- OpenAI, Anthropic, and other AI firms are running out of quality data for training their models.
- The could impede AI development as companies race to build the best products in the booming space.
- Companies are now exploring other ways to train AI, like using synthetic data, per the Journal.
Companies like OpenAI and Anthropic are scrambling to get their hands on one of AI’s most valuable resources: reliable data. That deficit could hinder the development of large language models that power their chatbots as the race to build the best products in the growing sector intensifies.
Typically, OpenAI’s ChatGPT and its chatbot competitors are trained on troves of information like scientific papers, news articles, and Wikipedia posts scraped from the web to generate human-like responses. The higher the quality and greater the trustworthiness of the data these models use, the more capable they are of producing accurate, desirable outputs, or so the theory goes.
Based on that, a shortage could make it harder for companies to make their AI products smarter. And there’s more than a 50{b35c98fb0b5373898aeb6e2d0db4f287402c3d8e7e09edb32fb78fc4e77f672b} chance that the demand for high-quality data will surpass the supply of available training material by 2028, Pablo Villalobos, an AI expert at research firm Epoch, told the Wall Street Journal.
So, why do tech firms appear to be scrambling for reliable information?
Firstly, only a slice of online data is generally suitable for AI training. That’s because most public information on the web contains sentence fragments and other textual flaws that can prevent AI from producing conversational responses. The lack of usable data is compounded by the slew of already AI-generated text on the internet that can pollute a model with nonsense — a process experts call “model collapse.”

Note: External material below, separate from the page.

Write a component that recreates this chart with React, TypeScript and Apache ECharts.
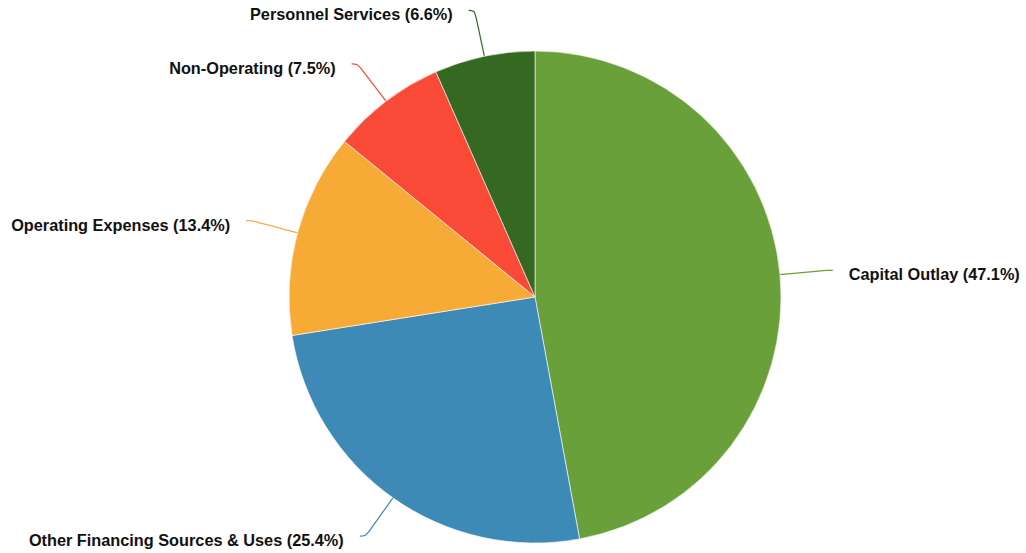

On top of that, major news outlets, social-media platforms, and other public sources of information have restricted access to their content for training AI over concerns around copyright, privacy, and fair compensation. People, too, don’t seem keen on making their iMessage conversations and other private text data accessible for training purposes.
That’s leaving companies scrambling to find new data sources to beef up their tools. OpenAI, for instance, is discussing training GPT-5, which would be its most advanced model, on YouTube video transcripts, sources told the Journal.
OpenAI has also discussed creating a data market where providers can get paid for content that the company considers valuable for model training, sources familiar with the matter told the Journal. Google is reportedly considering a similar method, per the Journal, though researchers have yet to build a system to carry it out properly.
Other firms are experimenting with what they call synthetic data to further their models. Anthropic has fed internally generated data into its AI chatbot family Claude, Jared Kaplan, chief scientist at the startup, said in an October 2023 Bloomberg interview. OpenAI, which created ChatGPT, is also looking into that tactic, a spokesperson told the Journal.
Concerns around data scarcity come as users complain about the quality of AI chatbots.
Some users of GPT-4, OpenAI’s most advanced model behind ChatGPT, claim they’ve encountered problems getting the bot to follow instructions and respond to queries. Google paused its AI image generation feature on its model Gemini after users complained it produced historically inaccurate pictures of US presidents. AI models are generally prone to hallucinating false information they deem accurate.
While companies figure out how to continue training their models, some seem open to limiting the size of their AI in the meantime.
“I think we’re at the end of the era where it’s going to be these giant, giant models,” Sam Altman, the CEO of OpenAI, said at an MIT conference event in 2023. “And we’ll make them better in other ways.”
OpenAI and Google didn’t immediately respond to a request for comment from Business Insider before publication. Anthropic declined to comment.